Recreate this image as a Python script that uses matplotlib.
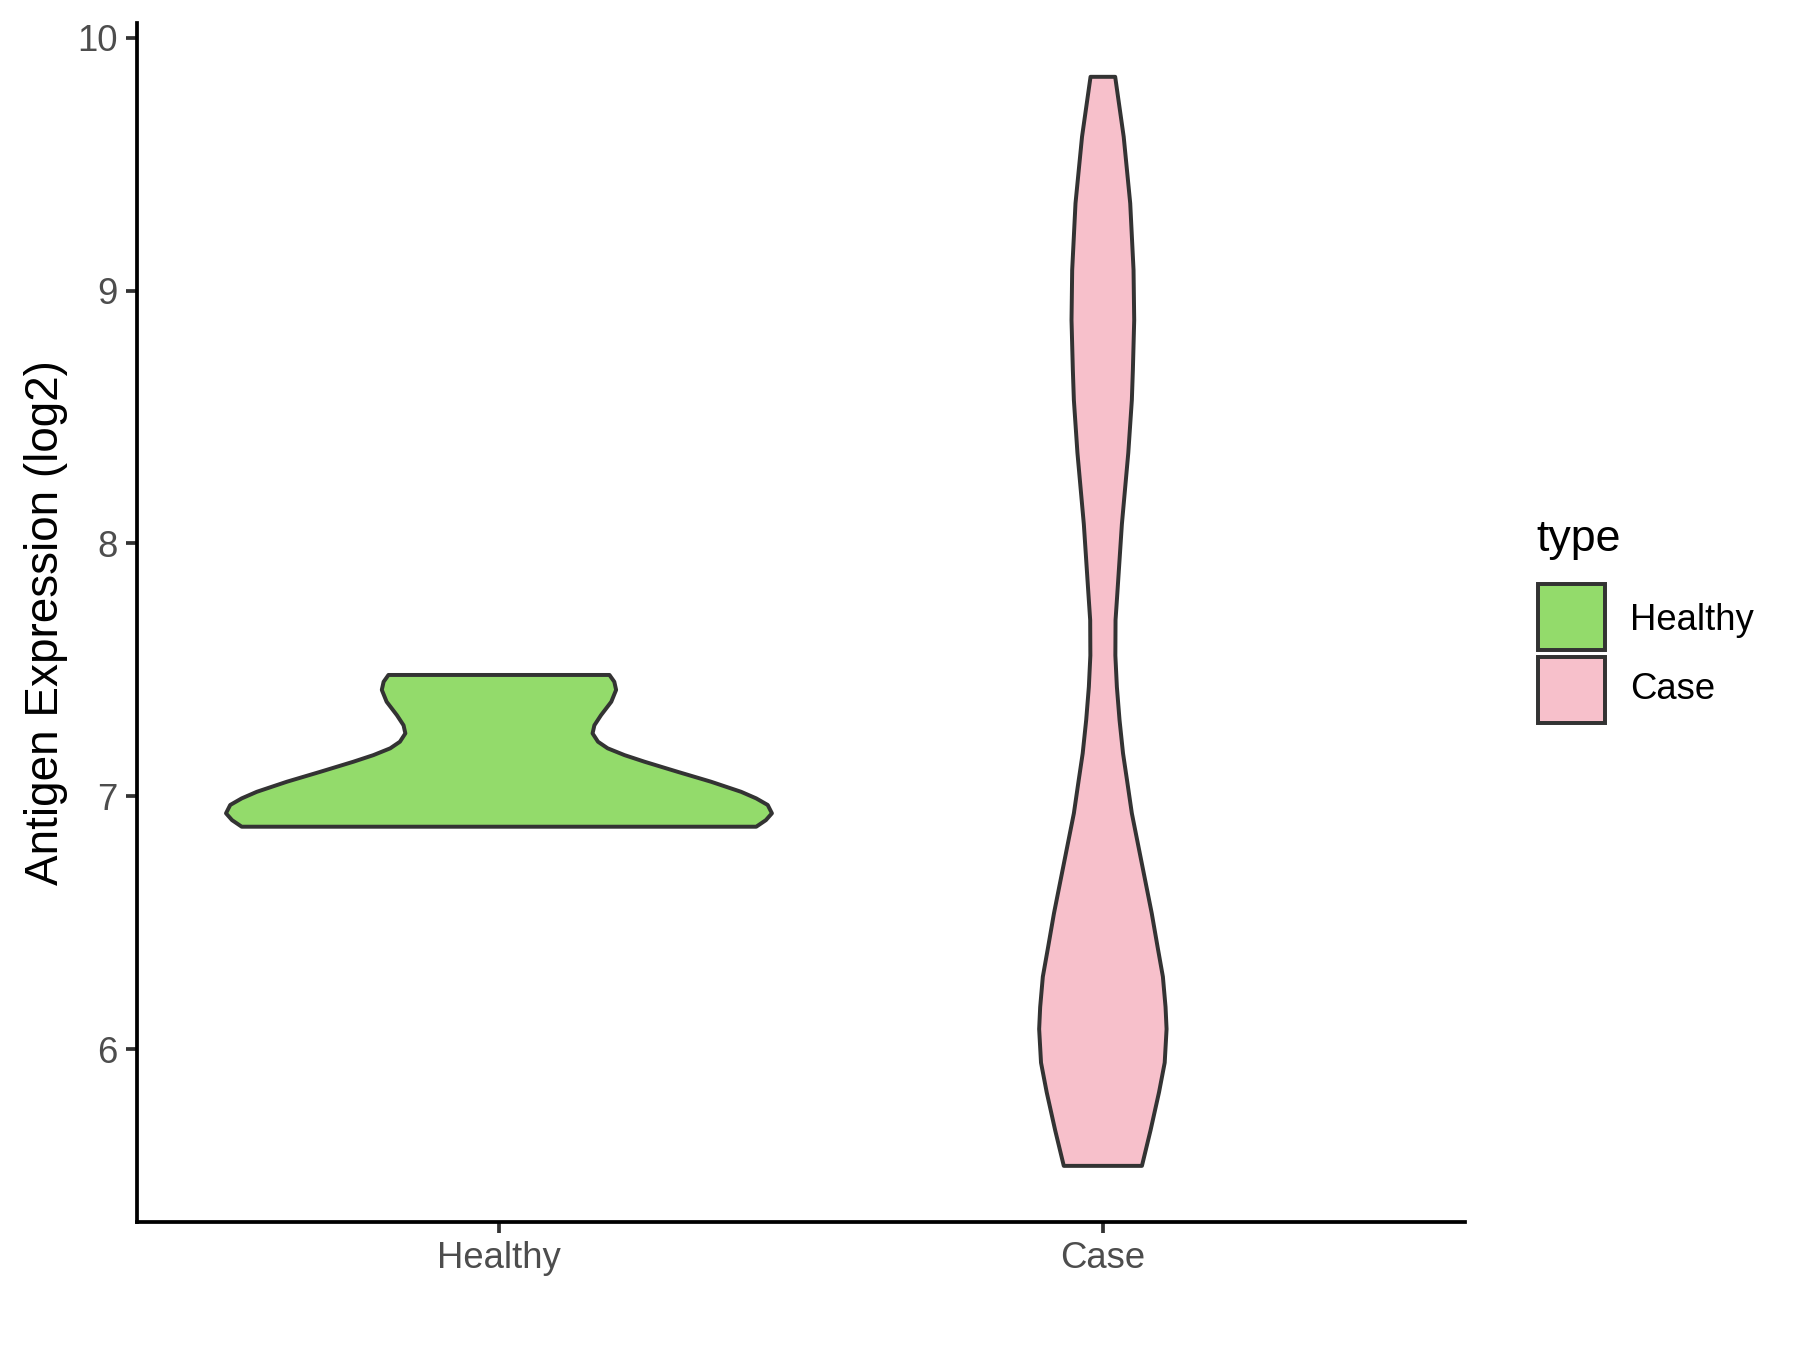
import numpy as np
import matplotlib
matplotlib.use("Agg")
import matplotlib.pyplot as plt
from matplotlib.patches import Rectangle

plt.rcParams['font.family'] = ['Liberation Sans', 'DejaVu Sans']

categories = ['Healthy', 'Case']
colors = ['#93DB6B', '#F7C0CB']

# violin outlines: value (log2) and half width (x units)
healthy_y = [7.480, 7.453, 7.421, 7.374, 7.321, 7.281, 7.249, 7.216, 7.190, 7.163,
             7.137, 7.097, 7.058, 7.018, 6.992, 6.966, 6.933, 6.906, 6.880]
healthy_hw = [0.183, 0.191, 0.194, 0.186, 0.169, 0.158, 0.155, 0.164, 0.180, 0.208,
              0.241, 0.296, 0.351, 0.401, 0.426, 0.445, 0.452, 0.442, 0.426]

case_y = [9.845, 9.608, 9.345, 9.081, 8.883, 8.686, 8.567, 8.358, 8.076, 7.793, 7.697,
          7.557, 7.433, 7.302, 7.170, 7.064, 6.933, 6.801, 6.669, 6.537, 6.405, 6.287,
          6.167, 6.08, 5.947, 5.83, 5.68, 5.539]
case_hw = [0.0204, 0.0345, 0.0453, 0.0508, 0.0519, 0.0497, 0.048, 0.0421, 0.0315, 0.0237, 0.021,
           0.0207, 0.0232, 0.0276, 0.0334, 0.040, 0.048, 0.059, 0.070, 0.081, 0.0906, 0.0994,
           0.1038, 0.1055, 0.1024, 0.093, 0.079, 0.0647]

yticks = [6, 7, 8, 9, 10]

fig = plt.figure(figsize=(12, 9), dpi=150)
ax = fig.add_axes([0.0759, 0.0948, 0.7381, 0.8882])

profiles = [(healthy_y, healthy_hw), (case_y, case_hw)]
for i, (ys, hws) in enumerate(profiles):
    pos = i + 1
    ys = np.array(ys)
    hws = np.array(hws)
    xs = np.concatenate([pos - hws, (pos + hws)[::-1]])
    yy = np.concatenate([ys, ys[::-1]])
    ax.fill(xs, yy, facecolor=colors[i], edgecolor='#333333', linewidth=1.9, joinstyle='round')

ax.set_xlim(0.4, 2.6)
ax.set_ylim(5.317, 10.058)
ax.set_xticks([1, 2])
ax.set_xticklabels(categories)
ax.set_yticks(yticks)
ax.set_yticklabels([str(t) for t in yticks])

for s in ['top', 'right']:
    ax.spines[s].set_visible(False)
for s in ['left', 'bottom']:
    ax.spines[s].set_linewidth(1.8)
    ax.spines[s].set_color('black')
ax.tick_params(axis='both', length=5.5, width=1.8, color='#333333',
               labelsize=17.5, labelcolor='#4D4D4D', pad=3.5)

ax.set_ylabel('Antigen Expression (log2)', fontsize=22, color='black')
ax.yaxis.set_label_coords(-0.0517, 0.5)

# legend
fig.text(0.8533, 0.6003, 'type', fontsize=21.5, va='center', ha='left')
key_bottoms = [0.5185, 0.4644]
label_y = [0.5407, 0.4889]
for i, name in enumerate(categories):
    fig.add_artist(Rectangle((0.8544, key_bottoms[i]), 0.0372, 0.0489,
                             transform=fig.transFigure, facecolor=colors[i],
                             edgecolor='#333333', linewidth=1.9))
    fig.text(0.9056, label_y[i], name, fontsize=17.5, va='center', ha='left')

fig.savefig('out.png', dpi=150)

* EXERCISE DETAILS
Please take the lines from the beginning of the data above through the line holding "ax.set_yticklabels([str(t) for t in yticks])" and transcribe them exactly, without any pictures.

* THE SOLUTION
Recreate this image as a Python script that uses matplotlib.
import numpy as np
import matplotlib
matplotlib.use("Agg")
import matplotlib.pyplot as plt
from matplotlib.patches import Rectangle

plt.rcParams['font.family'] = ['Liberation Sans', 'DejaVu Sans']

categories = ['Healthy', 'Case']
colors = ['#93DB6B', '#F7C0CB']

# violin outlines: value (log2) and half width (x units)
healthy_y = [7.480, 7.453, 7.421, 7.374, 7.321, 7.281, 7.249, 7.216, 7.190, 7.163,
             7.137, 7.097, 7.058, 7.018, 6.992, 6.966, 6.933, 6.906, 6.880]
healthy_hw = [0.183, 0.191, 0.194, 0.186, 0.169, 0.158, 0.155, 0.164, 0.180, 0.208,
              0.241, 0.296, 0.351, 0.401, 0.426, 0.445, 0.452, 0.442, 0.426]

case_y = [9.845, 9.608, 9.345, 9.081, 8.883, 8.686, 8.567, 8.358, 8.076, 7.793, 7.697,
          7.557, 7.433, 7.302, 7.170, 7.064, 6.933, 6.801, 6.669, 6.537, 6.405, 6.287,
          6.167, 6.08, 5.947, 5.83, 5.68, 5.539]
case_hw = [0.0204, 0.0345, 0.0453, 0.0508, 0.0519, 0.0497, 0.048, 0.0421, 0.0315, 0.0237, 0.021,
           0.0207, 0.0232, 0.0276, 0.0334, 0.040, 0.048, 0.059, 0.070, 0.081, 0.0906, 0.0994,
           0.1038, 0.1055, 0.1024, 0.093, 0.079, 0.0647]

yticks = [6, 7, 8, 9, 10]

fig = plt.figure(figsize=(12, 9), dpi=150)
ax = fig.add_axes([0.0759, 0.0948, 0.7381, 0.8882])

profiles = [(healthy_y, healthy_hw), (case_y, case_hw)]
for i, (ys, hws) in enumerate(profiles):
    pos = i + 1
    ys = np.array(ys)
    hws = np.array(hws)
    xs = np.concatenate([pos - hws, (pos + hws)[::-1]])
    yy = np.concatenate([ys, ys[::-1]])
    ax.fill(xs, yy, facecolor=colors[i], edgecolor='#333333', linewidth=1.9, joinstyle='round')

ax.set_xlim(0.4, 2.6)
ax.set_ylim(5.317, 10.058)
ax.set_xticks([1, 2])
ax.set_xticklabels(categories)
ax.set_yticks(yticks)
ax.set_yticklabels([str(t) for t in yticks])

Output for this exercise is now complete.